◆ DATASET EXCERPTS ◆
++++++

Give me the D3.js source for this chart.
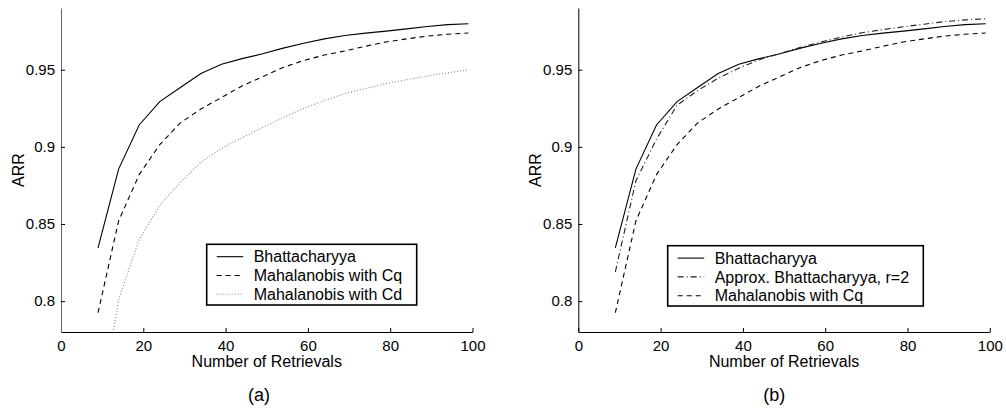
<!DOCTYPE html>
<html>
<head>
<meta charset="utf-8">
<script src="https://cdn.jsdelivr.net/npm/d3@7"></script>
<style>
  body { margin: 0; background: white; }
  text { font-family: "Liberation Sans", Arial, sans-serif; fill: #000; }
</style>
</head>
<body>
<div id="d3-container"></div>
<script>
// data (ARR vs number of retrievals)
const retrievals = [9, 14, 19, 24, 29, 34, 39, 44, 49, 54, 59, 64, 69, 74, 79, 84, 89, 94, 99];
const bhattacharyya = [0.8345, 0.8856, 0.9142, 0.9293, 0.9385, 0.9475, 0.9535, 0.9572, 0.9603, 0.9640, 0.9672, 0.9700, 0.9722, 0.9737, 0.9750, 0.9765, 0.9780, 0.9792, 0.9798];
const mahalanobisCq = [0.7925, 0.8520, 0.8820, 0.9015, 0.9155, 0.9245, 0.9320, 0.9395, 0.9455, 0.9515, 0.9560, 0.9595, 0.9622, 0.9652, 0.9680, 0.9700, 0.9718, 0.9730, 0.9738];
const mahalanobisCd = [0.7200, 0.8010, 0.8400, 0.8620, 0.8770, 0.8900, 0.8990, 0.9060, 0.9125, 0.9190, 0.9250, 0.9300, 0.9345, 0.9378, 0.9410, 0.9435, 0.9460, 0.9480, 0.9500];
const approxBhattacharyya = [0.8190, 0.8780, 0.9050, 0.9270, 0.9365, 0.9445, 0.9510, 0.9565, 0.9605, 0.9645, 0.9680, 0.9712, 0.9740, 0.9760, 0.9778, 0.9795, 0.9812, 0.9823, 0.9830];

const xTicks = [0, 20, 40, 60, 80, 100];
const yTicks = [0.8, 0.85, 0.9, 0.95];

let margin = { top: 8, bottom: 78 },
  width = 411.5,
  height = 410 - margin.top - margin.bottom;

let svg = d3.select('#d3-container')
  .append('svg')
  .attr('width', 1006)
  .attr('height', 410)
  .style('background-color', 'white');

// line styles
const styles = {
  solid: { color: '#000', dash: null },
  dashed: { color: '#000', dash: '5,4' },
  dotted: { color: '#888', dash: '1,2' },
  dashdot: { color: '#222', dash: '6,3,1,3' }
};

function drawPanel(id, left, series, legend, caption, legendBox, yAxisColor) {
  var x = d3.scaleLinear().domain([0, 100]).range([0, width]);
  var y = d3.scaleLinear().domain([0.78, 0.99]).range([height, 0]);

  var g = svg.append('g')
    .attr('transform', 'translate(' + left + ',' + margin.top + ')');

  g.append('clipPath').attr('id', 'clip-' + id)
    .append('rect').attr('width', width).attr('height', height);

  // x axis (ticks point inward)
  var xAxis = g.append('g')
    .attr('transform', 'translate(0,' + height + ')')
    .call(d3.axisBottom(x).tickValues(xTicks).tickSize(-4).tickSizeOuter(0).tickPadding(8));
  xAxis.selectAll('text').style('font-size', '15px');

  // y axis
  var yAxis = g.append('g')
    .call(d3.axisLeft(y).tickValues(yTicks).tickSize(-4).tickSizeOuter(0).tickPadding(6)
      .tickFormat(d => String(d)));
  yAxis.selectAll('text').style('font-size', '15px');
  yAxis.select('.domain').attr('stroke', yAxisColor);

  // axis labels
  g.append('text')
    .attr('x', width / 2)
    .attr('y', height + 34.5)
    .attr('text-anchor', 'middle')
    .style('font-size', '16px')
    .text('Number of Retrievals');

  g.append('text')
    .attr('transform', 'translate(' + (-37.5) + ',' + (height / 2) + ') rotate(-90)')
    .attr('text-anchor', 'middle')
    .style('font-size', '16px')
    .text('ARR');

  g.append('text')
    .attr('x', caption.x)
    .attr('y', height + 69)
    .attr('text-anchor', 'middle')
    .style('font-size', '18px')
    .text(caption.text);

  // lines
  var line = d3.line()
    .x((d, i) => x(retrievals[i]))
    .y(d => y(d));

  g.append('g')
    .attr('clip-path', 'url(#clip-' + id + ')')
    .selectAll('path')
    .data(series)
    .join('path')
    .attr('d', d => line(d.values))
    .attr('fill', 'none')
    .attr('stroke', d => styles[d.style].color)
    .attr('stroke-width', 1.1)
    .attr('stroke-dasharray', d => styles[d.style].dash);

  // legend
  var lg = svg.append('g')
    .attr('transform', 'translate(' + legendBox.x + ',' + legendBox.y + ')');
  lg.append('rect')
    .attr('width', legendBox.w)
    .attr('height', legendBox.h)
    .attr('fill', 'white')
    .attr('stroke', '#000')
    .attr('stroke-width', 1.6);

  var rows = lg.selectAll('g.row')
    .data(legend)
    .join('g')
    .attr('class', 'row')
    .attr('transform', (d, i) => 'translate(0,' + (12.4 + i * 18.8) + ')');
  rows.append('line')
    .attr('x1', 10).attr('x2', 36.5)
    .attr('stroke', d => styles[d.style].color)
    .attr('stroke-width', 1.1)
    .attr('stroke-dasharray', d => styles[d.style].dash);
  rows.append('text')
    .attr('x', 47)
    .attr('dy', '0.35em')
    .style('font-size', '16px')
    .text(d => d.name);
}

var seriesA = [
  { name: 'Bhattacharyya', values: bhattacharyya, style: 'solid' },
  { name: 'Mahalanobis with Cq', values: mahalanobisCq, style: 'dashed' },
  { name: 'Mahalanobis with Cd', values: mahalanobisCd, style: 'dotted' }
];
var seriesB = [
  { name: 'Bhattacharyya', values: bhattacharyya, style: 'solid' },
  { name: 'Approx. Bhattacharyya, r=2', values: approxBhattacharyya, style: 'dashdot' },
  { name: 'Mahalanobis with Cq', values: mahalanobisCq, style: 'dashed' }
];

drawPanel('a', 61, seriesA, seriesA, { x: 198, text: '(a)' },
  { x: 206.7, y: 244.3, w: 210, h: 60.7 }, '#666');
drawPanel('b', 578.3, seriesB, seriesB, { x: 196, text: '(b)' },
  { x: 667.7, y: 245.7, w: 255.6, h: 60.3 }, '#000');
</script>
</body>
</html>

++++++

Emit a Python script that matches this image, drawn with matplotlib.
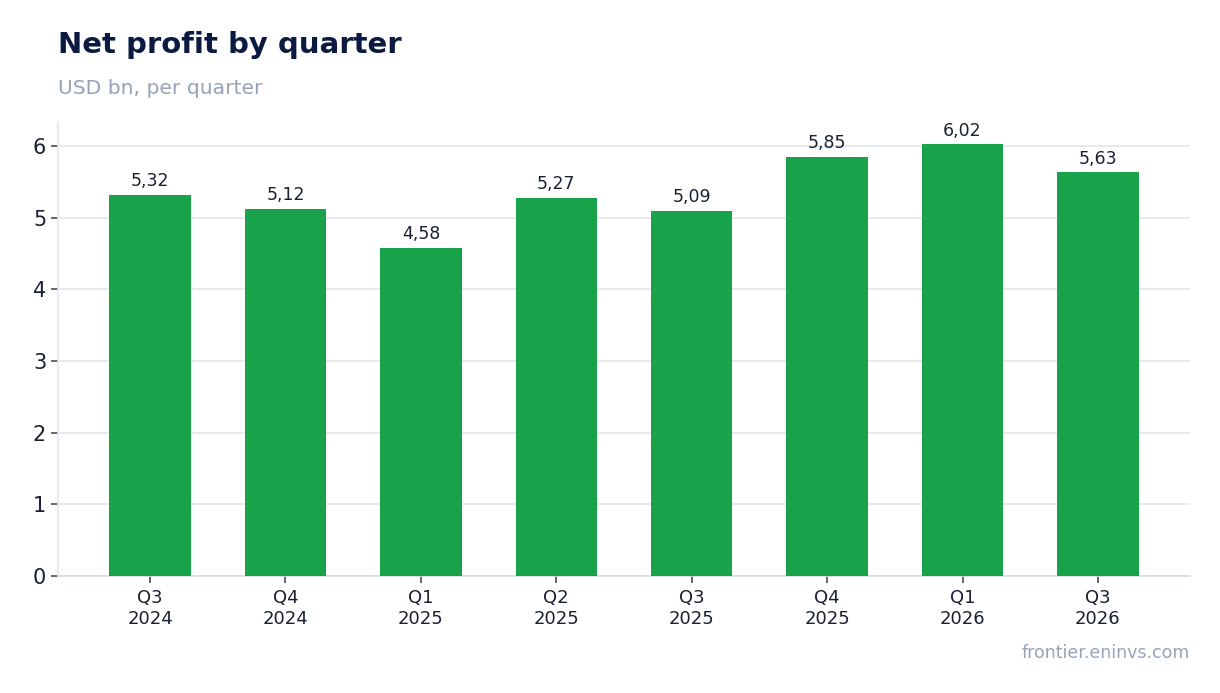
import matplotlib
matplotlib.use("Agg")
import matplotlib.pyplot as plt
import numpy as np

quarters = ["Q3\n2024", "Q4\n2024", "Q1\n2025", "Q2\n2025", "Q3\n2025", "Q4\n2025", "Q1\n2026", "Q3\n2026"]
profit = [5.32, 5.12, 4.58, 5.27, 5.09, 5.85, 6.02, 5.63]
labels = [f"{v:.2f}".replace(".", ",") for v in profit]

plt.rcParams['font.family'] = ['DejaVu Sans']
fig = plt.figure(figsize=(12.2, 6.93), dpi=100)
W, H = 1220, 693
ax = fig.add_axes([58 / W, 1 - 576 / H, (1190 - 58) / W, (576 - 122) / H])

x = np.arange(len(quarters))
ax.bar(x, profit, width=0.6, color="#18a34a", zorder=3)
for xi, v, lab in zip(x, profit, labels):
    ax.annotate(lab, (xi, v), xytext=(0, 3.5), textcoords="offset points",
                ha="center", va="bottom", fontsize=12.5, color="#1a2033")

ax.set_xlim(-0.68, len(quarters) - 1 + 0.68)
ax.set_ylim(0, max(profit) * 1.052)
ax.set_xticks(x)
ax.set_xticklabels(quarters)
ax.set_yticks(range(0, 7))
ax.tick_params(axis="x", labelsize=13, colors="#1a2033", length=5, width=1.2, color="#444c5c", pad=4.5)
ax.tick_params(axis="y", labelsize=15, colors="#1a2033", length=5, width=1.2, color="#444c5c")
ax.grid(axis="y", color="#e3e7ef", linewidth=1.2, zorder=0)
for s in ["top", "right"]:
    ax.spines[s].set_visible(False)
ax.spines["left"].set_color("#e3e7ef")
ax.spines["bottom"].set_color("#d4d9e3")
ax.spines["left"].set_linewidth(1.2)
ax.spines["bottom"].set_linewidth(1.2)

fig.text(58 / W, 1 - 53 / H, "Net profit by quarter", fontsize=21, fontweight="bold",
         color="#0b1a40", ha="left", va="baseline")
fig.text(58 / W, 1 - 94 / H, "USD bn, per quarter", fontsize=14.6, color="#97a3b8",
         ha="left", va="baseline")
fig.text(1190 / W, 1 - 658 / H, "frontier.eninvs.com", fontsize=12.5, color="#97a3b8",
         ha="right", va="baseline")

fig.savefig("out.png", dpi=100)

++++++

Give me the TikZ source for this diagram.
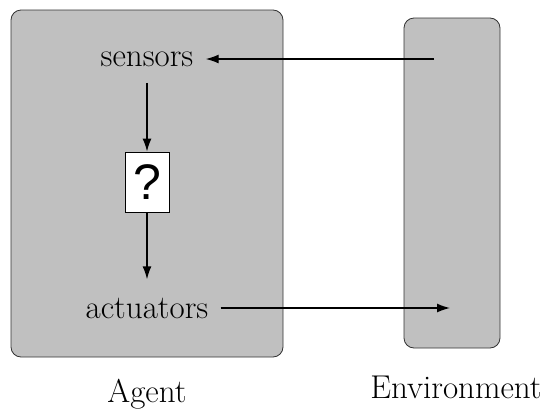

++++++

Without any pictures, set down the lines from the one holding "Emit a Python" through the one holding "v in profit]".

◆ EXERCISE SOLUTION ◆
Emit a Python script that matches this image, drawn with matplotlib.
import matplotlib
matplotlib.use("Agg")
import matplotlib.pyplot as plt
import numpy as np

quarters = ["Q3\n2024", "Q4\n2024", "Q1\n2025", "Q2\n2025", "Q3\n2025", "Q4\n2025", "Q1\n2026", "Q3\n2026"]
profit = [5.32, 5.12, 4.58, 5.27, 5.09, 5.85, 6.02, 5.63]
labels = [f"{v:.2f}".replace(".", ",") for v in profit]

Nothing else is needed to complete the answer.